Republicanism and Global Justice: A Sketch
European Journal of Political Theory, Vol. 9, No. 1, pp. 48-69, 2010
21 Pages Posted: 26 Aug 2011
Abstract
Prima facie, republicanism has a blind spot about global justice. The republican tradition seems to have little to say about pressing international issues such as world poverty or global inequalities.

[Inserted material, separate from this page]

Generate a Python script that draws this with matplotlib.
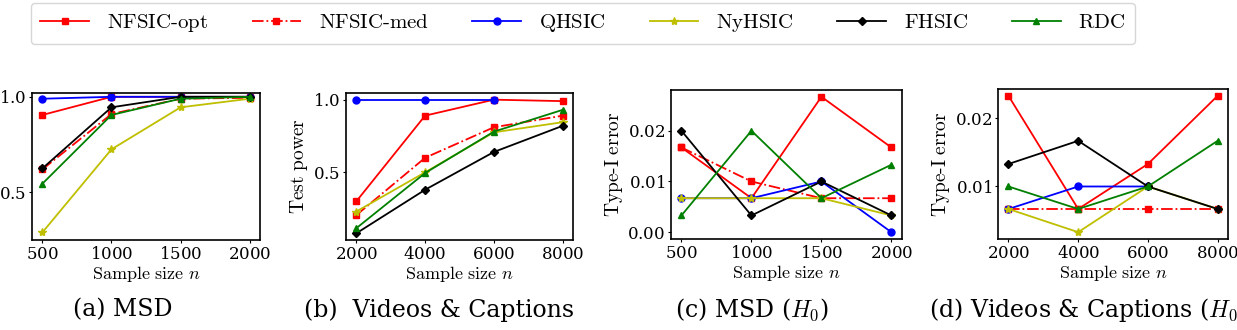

According to the old, if apocryphal, adage: extra rempublicam nulla justitia. Some may doubt that distributive justice (as opposed to freedom or citizenship) is the primary virtue of republican institutions; and at any rate most would agree that republican values have traditionally been realised in the polis not in the (oxymoronic) cosmopolis. In this paper, I sketch a republican account of global non-domination which suggests that duties of distributive justice are not necessarily bounded to the institutions of a single society. In particular, I argue that republicans have good reasons to seek to curb those global inequalities which underpin what I call capability-denying domination. Because my main purpose is to set out an agenda for research in a still largely unexplored area, I can only provide here a preliminary sketch of this republican argument for global justice. In fact, it is not part of my claim that the republicanism offers a full, coherent account of global justice; nor that republicanism is a more attractive theory than existing liberal cosmopolitan theory. I merely attempt to conceptualise the distinctive features of a republican approach to global justice, leaving a full assessment of its merits for subsequent enquiry.